Felicitas Macgilchrist
Digitale Schulbücher: Chancen und Herausforderungen für den politischen Fachunterricht
Der Beitrag kartiert die Chancen und Herausforderungen von kostenpflichtigen, kostenlosen und offenen (OER) digitalen Schulbüchern für den politischen Fachunterricht. Die unterschiedlichen Potenziale der digitalen Schulbücher werden anhand von drei Kategorien besprochen: PDF-Digitalisate, die leichter zugänglich und leichter vom Gewicht sind als gedruckte Schulbücher, multimedial-interaktive born-digital Schulbücher, die neue Individualisierungs- und Differenzierungsmöglichkeiten bieten, sowie konstruktiv-interaktive Schulbücher, in denen Schülerinnen und Schüler selbst Wissensangebote konstruieren und Inhalte editieren können.
Marc Motyka
Politik-Lernen mit digitalen Spielen
Zahlreiche Computerspiele lassen sich auf die Themen des Politikunterrichts beziehen oder behandeln diese unmittelbar. Diese Materialvielfalt wirft die Frage auf, inwiefern digitale Spiele das Politik-Lernen nachhaltig unterstützen können. Anhand von konkreten Beispielen zeigt der Beitrag die Chancen und Grenzen digitaler Lernspiele für den kompetenzorientierten Politikunterricht auf. Ausgewählte empirische Studien werden dabei ebenso behandelt wie grundsätzliche Fragen zur Planung von Unterricht mit digitalen Spielen.

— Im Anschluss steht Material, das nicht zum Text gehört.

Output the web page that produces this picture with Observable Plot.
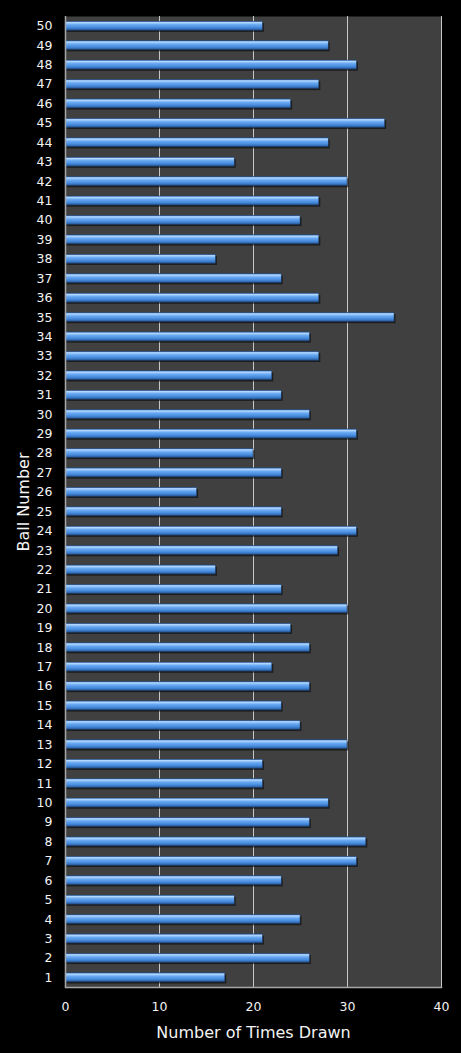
<!DOCTYPE html>
<html>
<head>
<meta charset="utf-8">
<script src="https://cdn.jsdelivr.net/npm/d3@7"></script>
<script src="https://cdn.jsdelivr.net/npm/@observablehq/plot@0.6"></script>
<style>
  html, body { margin: 0; padding: 0; background: #000; }
</style>
</head>
<body>
<div id="chart"></div>
<script>
// ball numbers, 1..50
const balls = [1,2,3,4,5,6,7,8,9,10,11,12,13,14,15,16,17,18,19,20,
  21,22,23,24,25,26,27,28,29,30,31,32,33,34,35,36,37,38,39,40,
  41,42,43,44,45,46,47,48,49,50];
// times each ball was drawn
const timesDrawn = [17,26,21,25,18,23,31,32,26,28,21,21,30,25,23,26,22,26,24,30,
  23,16,29,31,23,14,23,20,31,26,23,22,27,26,35,27,23,16,27,25,
  27,30,18,28,34,24,27,31,28,21];
const xTicks = [0, 10, 20, 30, 40];

const data = balls.map((b, i) => ({ball: String(b), n: timesDrawn[i]}));

// gradient for the glossy bars
const defs = () => {
  const d = d3.create("svg:defs");
  const g = d.append("linearGradient")
    .attr("id", "barGrad")
    .attr("x1", 0).attr("y1", 0).attr("x2", 0).attr("y2", 1);
  [["0%", "#4a86cf"], ["15%", "#b4d8ff"], ["38%", "#6aaaf2"],
   ["72%", "#4589dc"], ["100%", "#24538f"]]
    .forEach(([o, c]) => g.append("stop").attr("offset", o).attr("stop-color", c));
  return d.node();
};

let chart = Plot.plot({
  width: 461,
  height: 1053,
  marginLeft: 65,
  marginRight: 20,
  marginTop: 16,
  marginBottom: 66,
  style: {background: "#000", color: "#f4f4f4", fontFamily: "DejaVu Sans"},
  x: {domain: [0, 40]},
  y: {domain: balls.map(String).reverse(), padding: 0, round: false},
  marks: [
    defs,
    Plot.frame({fill: "#404040"}),
    Plot.ruleX([10, 20, 30, 40], {stroke: "#c8c8c8", strokeWidth: 1}),
    Plot.barX(data, {x: "n", y: "ball", fill: "#000", fillOpacity: 0.55,
      insetTop: 7, insetBottom: 3.5, dx: 1.5}),
    Plot.barX(data, {x: "n", y: "ball", fill: "url(#barGrad)",
      insetTop: 5.2, insetBottom: 5.2, stroke: "#1d3d6b", strokeWidth: 0.5}),
    Plot.ruleX([0], {stroke: "#a6a6a6", strokeWidth: 1.5}),
    Plot.frame({anchor: "bottom", stroke: "#a6a6a6", strokeWidth: 1.5}),
    Plot.axisX({ticks: xTicks, tickSize: 0, tickPadding: 15, fontSize: 12.5,
      label: "Number of Times Drawn", labelAnchor: "center", labelArrow: "none",
      labelOffset: 50}),
    Plot.axisY({tickSize: 0, tickPadding: 13, fontSize: 12.5,
      label: "Ball Number", labelAnchor: "center", labelArrow: "none",
      labelOffset: 48})
  ]
});

d3.select(chart).selectAll("[aria-label='x-axis label'] text, [aria-label='y-axis label'] text")
  .style("font-size", "16px");

d3.select('#chart').append(() => chart);
</script>
</body>
</html>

Monika Oberle/Simon Raiser/Björn Warkalla/Konstantin Kaiser/Johanna Leunig
Online-Planspiele in der politischen Bildung – Ergebnisse einer Pilotstudie
Planspiele haben sich als Methode der politischen Bildung etabliert. Ihr didaktisches Potenzial ist in der Literatur umfangreich besprochen. Relativ neu sind Versuche, die Möglichkeiten von Planspielen in einer Online-Umgebung zu erschließen. Der Beitrag diskutiert die mit Online-Planspielen in der politischen Bildung verbundenen Chancen und Herausforderungen und präsentiert Ergebnisse einer empirischen Pilotstudie, die den Einsatz von Online-Planspielen zu einem politischen Entscheidungsprozess des Europaparlamentes an Schulen begleitend beforscht hat. Abschließend erfolgen Vorschläge für die Weiterentwicklung von digitalen Planspielen sowie für deren weitere empirische Erforschung.